Write out each line exactly as given. Leave the pictures out of your copy.

[Available data]
..............................

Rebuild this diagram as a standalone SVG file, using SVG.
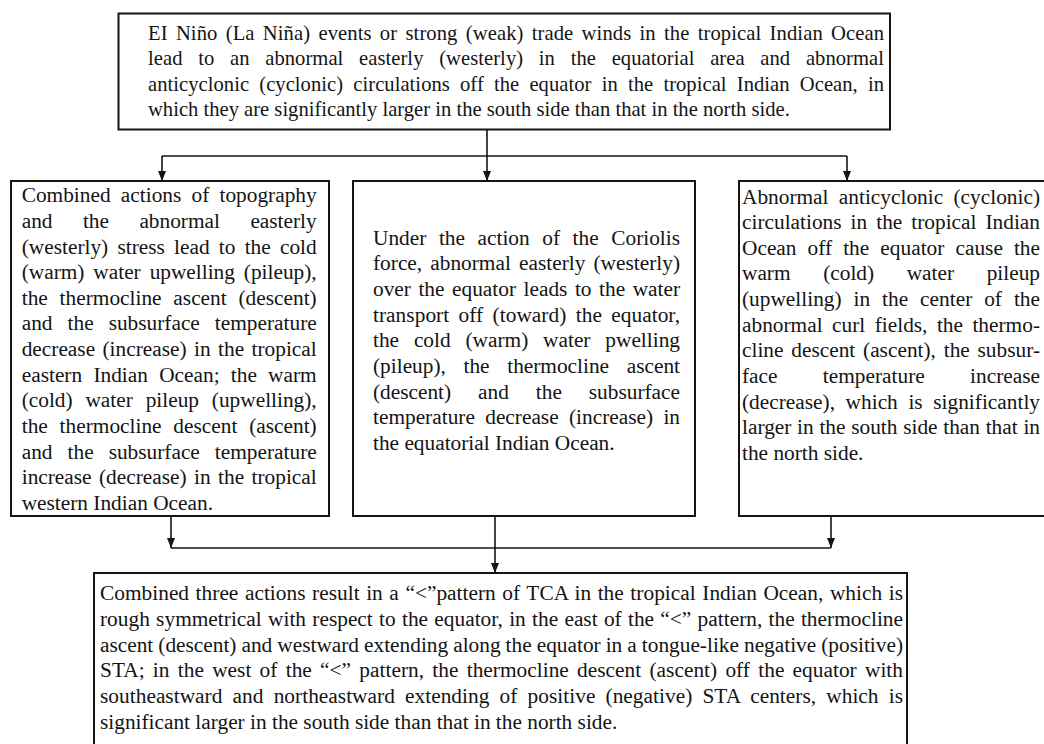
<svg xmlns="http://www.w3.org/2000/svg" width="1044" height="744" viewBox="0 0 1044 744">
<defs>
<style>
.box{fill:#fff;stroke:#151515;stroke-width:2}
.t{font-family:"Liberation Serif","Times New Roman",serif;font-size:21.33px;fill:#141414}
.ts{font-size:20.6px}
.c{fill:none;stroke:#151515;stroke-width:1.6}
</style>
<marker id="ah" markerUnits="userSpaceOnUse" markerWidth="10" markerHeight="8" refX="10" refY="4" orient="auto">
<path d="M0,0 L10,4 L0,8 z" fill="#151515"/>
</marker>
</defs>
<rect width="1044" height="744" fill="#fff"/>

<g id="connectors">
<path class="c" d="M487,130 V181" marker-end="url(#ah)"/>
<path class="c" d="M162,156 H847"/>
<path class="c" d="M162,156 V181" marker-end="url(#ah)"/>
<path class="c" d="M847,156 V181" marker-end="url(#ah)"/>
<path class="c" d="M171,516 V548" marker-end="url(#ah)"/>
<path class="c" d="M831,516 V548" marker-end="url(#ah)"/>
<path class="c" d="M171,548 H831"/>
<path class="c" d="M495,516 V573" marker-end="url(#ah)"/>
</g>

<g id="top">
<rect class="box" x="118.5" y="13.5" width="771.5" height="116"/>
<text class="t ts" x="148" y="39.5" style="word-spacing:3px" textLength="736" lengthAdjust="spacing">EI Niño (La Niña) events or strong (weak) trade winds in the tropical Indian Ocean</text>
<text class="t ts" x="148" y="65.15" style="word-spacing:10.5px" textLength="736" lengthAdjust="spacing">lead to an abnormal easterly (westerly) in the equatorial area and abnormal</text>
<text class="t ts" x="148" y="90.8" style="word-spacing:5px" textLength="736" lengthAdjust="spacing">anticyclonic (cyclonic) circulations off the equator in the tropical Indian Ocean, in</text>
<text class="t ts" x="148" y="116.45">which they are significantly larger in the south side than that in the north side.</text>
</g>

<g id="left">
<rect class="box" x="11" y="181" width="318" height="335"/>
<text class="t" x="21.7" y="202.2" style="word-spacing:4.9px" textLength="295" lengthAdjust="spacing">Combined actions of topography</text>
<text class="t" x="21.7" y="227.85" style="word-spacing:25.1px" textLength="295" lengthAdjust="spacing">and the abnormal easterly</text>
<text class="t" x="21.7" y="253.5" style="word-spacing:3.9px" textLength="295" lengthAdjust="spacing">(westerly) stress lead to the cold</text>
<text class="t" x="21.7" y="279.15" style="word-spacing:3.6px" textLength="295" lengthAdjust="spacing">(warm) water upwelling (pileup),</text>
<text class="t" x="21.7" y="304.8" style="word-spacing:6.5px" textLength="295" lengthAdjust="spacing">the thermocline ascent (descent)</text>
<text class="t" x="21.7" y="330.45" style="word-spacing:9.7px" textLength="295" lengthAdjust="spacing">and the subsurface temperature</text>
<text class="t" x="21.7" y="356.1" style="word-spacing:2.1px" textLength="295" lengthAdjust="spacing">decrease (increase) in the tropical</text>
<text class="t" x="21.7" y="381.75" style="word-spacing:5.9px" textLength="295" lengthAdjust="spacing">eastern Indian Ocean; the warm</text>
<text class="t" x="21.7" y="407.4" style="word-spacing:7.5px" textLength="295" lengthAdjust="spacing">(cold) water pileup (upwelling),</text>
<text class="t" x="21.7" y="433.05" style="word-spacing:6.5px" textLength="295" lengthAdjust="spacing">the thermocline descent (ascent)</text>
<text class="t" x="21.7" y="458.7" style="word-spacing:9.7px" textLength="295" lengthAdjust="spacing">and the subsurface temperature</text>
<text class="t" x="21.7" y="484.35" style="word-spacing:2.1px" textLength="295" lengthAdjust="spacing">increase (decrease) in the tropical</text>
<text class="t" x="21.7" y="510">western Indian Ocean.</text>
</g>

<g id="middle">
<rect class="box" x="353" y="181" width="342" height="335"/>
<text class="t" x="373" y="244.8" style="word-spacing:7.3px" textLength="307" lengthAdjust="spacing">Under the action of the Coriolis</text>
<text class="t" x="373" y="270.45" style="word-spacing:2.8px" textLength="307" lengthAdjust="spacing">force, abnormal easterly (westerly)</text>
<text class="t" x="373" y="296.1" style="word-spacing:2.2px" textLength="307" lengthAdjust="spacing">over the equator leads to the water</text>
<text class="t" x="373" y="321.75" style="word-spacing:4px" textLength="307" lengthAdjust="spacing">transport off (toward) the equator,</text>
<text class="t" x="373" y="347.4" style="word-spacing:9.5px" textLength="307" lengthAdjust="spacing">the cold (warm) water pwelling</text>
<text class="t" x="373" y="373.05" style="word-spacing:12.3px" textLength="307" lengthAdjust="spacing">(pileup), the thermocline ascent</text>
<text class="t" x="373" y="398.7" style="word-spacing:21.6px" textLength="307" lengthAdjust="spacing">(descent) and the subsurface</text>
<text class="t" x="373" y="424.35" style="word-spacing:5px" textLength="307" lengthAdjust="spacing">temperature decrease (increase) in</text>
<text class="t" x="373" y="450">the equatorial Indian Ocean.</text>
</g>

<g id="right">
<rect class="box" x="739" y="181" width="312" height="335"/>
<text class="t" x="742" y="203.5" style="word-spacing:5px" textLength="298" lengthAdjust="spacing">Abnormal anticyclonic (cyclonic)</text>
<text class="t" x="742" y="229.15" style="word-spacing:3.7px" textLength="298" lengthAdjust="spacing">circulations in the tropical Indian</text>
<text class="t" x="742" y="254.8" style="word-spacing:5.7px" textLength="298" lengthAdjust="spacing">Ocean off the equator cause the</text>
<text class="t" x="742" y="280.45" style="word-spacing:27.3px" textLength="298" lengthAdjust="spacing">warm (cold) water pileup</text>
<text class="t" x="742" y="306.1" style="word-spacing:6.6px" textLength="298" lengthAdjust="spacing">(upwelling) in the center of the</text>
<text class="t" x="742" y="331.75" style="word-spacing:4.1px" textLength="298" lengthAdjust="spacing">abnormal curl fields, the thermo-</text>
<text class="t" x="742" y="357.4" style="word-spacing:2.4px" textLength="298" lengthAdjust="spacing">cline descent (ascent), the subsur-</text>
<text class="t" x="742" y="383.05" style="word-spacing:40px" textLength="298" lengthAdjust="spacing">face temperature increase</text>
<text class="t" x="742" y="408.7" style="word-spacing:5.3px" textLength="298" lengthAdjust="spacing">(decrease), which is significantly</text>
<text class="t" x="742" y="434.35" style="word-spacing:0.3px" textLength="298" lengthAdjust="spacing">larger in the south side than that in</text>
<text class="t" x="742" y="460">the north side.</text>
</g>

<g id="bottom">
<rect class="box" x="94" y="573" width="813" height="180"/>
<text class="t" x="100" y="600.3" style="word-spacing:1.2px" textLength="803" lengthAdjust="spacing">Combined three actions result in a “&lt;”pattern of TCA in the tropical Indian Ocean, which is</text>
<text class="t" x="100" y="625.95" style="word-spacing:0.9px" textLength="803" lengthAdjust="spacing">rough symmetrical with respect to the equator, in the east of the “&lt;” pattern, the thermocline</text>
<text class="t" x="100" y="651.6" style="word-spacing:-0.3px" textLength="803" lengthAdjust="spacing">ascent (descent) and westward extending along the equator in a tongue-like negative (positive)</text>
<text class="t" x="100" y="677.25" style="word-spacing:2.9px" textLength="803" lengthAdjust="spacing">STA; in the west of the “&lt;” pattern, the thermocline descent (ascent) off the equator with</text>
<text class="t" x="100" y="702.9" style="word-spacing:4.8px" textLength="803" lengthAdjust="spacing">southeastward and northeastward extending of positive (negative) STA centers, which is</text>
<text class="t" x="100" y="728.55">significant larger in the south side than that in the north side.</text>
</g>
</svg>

..............................

[Written solution]
Rebuild this diagram as a standalone SVG file, using SVG.
<svg xmlns="http://www.w3.org/2000/svg" width="1044" height="744" viewBox="0 0 1044 744">
<defs>
<style>
.box{fill:#fff;stroke:#151515;stroke-width:2}
.t{font-family:"Liberation Serif","Times New Roman",serif;font-size:21.33px;fill:#141414}
.ts{font-size:20.6px}
.c{fill:none;stroke:#151515;stroke-width:1.6}
</style>
<marker id="ah" markerUnits="userSpaceOnUse" markerWidth="10" markerHeight="8" refX="10" refY="4" orient="auto">
<path d="M0,0 L10,4 L0,8 z" fill="#151515"/>
</marker>
</defs>
<rect width="1044" height="744" fill="#fff"/>

<g id="connectors">
<path class="c" d="M487,130 V181" marker-end="url(#ah)"/>
<path class="c" d="M162,156 H847"/>
<path class="c" d="M162,156 V181" marker-end="url(#ah)"/>
<path class="c" d="M847,156 V181" marker-end="url(#ah)"/>
<path class="c" d="M171,516 V548" marker-end="url(#ah)"/>
<path class="c" d="M831,516 V548" marker-end="url(#ah)"/>
<path class="c" d="M171,548 H831"/>
<path class="c" d="M495,516 V573" marker-end="url(#ah)"/>
</g>

<g id="top">
<rect class="box" x="118.5" y="13.5" width="771.5" height="116"/>
<text class="t ts" x="148" y="39.5" style="word-spacing:3px" textLength="736" lengthAdjust="spacing">EI Niño (La Niña) events or strong (weak) trade winds in the tropical Indian Ocean</text>
<text class="t ts" x="148" y="65.15" style="word-spacing:10.5px" textLength="736" lengthAdjust="spacing">lead to an abnormal easterly (westerly) in the equatorial area and abnormal</text>
<text class="t ts" x="148" y="90.8" style="word-spacing:5px" textLength="736" lengthAdjust="spacing">anticyclonic (cyclonic) circulations off the equator in the tropical Indian Ocean, in</text>
<text class="t ts" x="148" y="116.45">which they are significantly larger in the south side than that in the north side.</text>
</g>

<g id="left">
<rect class="box" x="11" y="181" width="318" height="335"/>
<text class="t" x="21.7" y="202.2" style="word-spacing:4.9px" textLength="295" lengthAdjust="spacing">Combined actions of topography</text>
<text class="t" x="21.7" y="227.85" style="word-spacing:25.1px" textLength="295" lengthAdjust="spacing">and the abnormal easterly</text>
<text class="t" x="21.7" y="253.5" style="word-spacing:3.9px" textLength="295" lengthAdjust="spacing">(westerly) stress lead to the cold</text>
<text class="t" x="21.7" y="279.15" style="word-spacing:3.6px" textLength="295" lengthAdjust="spacing">(warm) water upwelling (pileup),</text>
<text class="t" x="21.7" y="304.8" style="word-spacing:6.5px" textLength="295" lengthAdjust="spacing">the thermocline ascent (descent)</text>
<text class="t" x="21.7" y="330.45" style="word-spacing:9.7px" textLength="295" lengthAdjust="spacing">and the subsurface temperature</text>
<text class="t" x="21.7" y="356.1" style="word-spacing:2.1px" textLength="295" lengthAdjust="spacing">decrease (increase) in the tropical</text>
<text class="t" x="21.7" y="381.75" style="word-spacing:5.9px" textLength="295" lengthAdjust="spacing">eastern Indian Ocean; the warm</text>
<text class="t" x="21.7" y="407.4" style="word-spacing:7.5px" textLength="295" lengthAdjust="spacing">(cold) water pileup (upwelling),</text>
<text class="t" x="21.7" y="433.05" style="word-spacing:6.5px" textLength="295" lengthAdjust="spacing">the thermocline descent (ascent)</text>
<text class="t" x="21.7" y="458.7" style="word-spacing:9.7px" textLength="295" lengthAdjust="spacing">and the subsurface temperature</text>
<text class="t" x="21.7" y="484.35" style="word-spacing:2.1px" textLength="295" lengthAdjust="spacing">increase (decrease) in the tropical</text>
<text class="t" x="21.7" y="510">western Indian Ocean.</text>
</g>

<g id="middle">
<rect class="box" x="353" y="181" width="342" height="335"/>
<text class="t" x="373" y="244.8" style="word-spacing:7.3px" textLength="307" lengthAdjust="spacing">Under the action of the Coriolis</text>
<text class="t" x="373" y="270.45" style="word-spacing:2.8px" textLength="307" lengthAdjust="spacing">force, abnormal easterly (westerly)</text>
<text class="t" x="373" y="296.1" style="word-spacing:2.2px" textLength="307" lengthAdjust="spacing">over the equator leads to the water</text>
<text class="t" x="373" y="321.75" style="word-spacing:4px" textLength="307" lengthAdjust="spacing">transport off (toward) the equator,</text>
<text class="t" x="373" y="347.4" style="word-spacing:9.5px" textLength="307" lengthAdjust="spacing">the cold (warm) water pwelling</text>
<text class="t" x="373" y="373.05" style="word-spacing:12.3px" textLength="307" lengthAdjust="spacing">(pileup), the thermocline ascent</text>
<text class="t" x="373" y="398.7" style="word-spacing:21.6px" textLength="307" lengthAdjust="spacing">(descent) and the subsurface</text>
<text class="t" x="373" y="424.35" style="word-spacing:5px" textLength="307" lengthAdjust="spacing">temperature decrease (increase) in</text>
<text class="t" x="373" y="450">the equatorial Indian Ocean.</text>
</g>

<g id="right">
<rect class="box" x="739" y="181" width="312" height="335"/>
<text class="t" x="742" y="203.5" style="word-spacing:5px" textLength="298" lengthAdjust="spacing">Abnormal anticyclonic (cyclonic)</text>
<text class="t" x="742" y="229.15" style="word-spacing:3.7px" textLength="298" lengthAdjust="spacing">circulations in the tropical Indian</text>
<text class="t" x="742" y="254.8" style="word-spacing:5.7px" textLength="298" lengthAdjust="spacing">Ocean off the equator cause the</text>
<text class="t" x="742" y="280.45" style="word-spacing:27.3px" textLength="298" lengthAdjust="spacing">warm (cold) water pileup</text>
<text class="t" x="742" y="306.1" style="word-spacing:6.6px" textLength="298" lengthAdjust="spacing">(upwelling) in the center of the</text>
<text class="t" x="742" y="331.75" style="word-spacing:4.1px" textLength="298" lengthAdjust="spacing">abnormal curl fields, the thermo-</text>
<text class="t" x="742" y="357.4" style="word-spacing:2.4px" textLength="298" lengthAdjust="spacing">cline descent (ascent), the subsur-</text>
<text class="t" x="742" y="383.05" style="word-spacing:40px" textLength="298" lengthAdjust="spacing">face temperature increase</text>
<text class="t" x="742" y="408.7" style="word-spacing:5.3px" textLength="298" lengthAdjust="spacing">(decrease), which is significantly</text>
<text class="t" x="742" y="434.35" style="word-spacing:0.3px" textLength="298" lengthAdjust="spacing">larger in the south side than that in</text>
<text class="t" x="742" y="460">the north side.</text>
</g>

<g id="bottom">
<rect class="box" x="94" y="573" width="813" height="180"/>
<text class="t" x="100" y="600.3" style="word-spacing:1.2px" textLength="803" lengthAdjust="spacing">Combined three actions result in a “&lt;”pattern of TCA in the tropical Indian Ocean, which is</text>
<text class="t" x="100" y="625.95" style="word-spacing:0.9px" textLength="803" lengthAdjust="spacing">rough symmetrical with respect to the equator, in the east of the “&lt;” pattern, the thermocline</text>
<text class="t" x="100" y="651.6" style="word-spacing:-0.3px" textLength="803" lengthAdjust="spacing">ascent (descent) and westward extending along the equator in a tongue-like negative (positive)</text>
<text class="t" x="100" y="677.25" style="word-spacing:2.9px" textLength="803" lengthAdjust="spacing">STA; in the west of the “&lt;” pattern, the thermocline descent (ascent) off the equator with</text>
<text class="t" x="100" y="702.9" style="word-spacing:4.8px" textLength="803" lengthAdjust="spacing">southeastward and northeastward extending of positive (negative) STA centers, which is</text>
<text class="t" x="100" y="728.55">significant larger in the south side than that in the north side.</text>
</g>
</svg>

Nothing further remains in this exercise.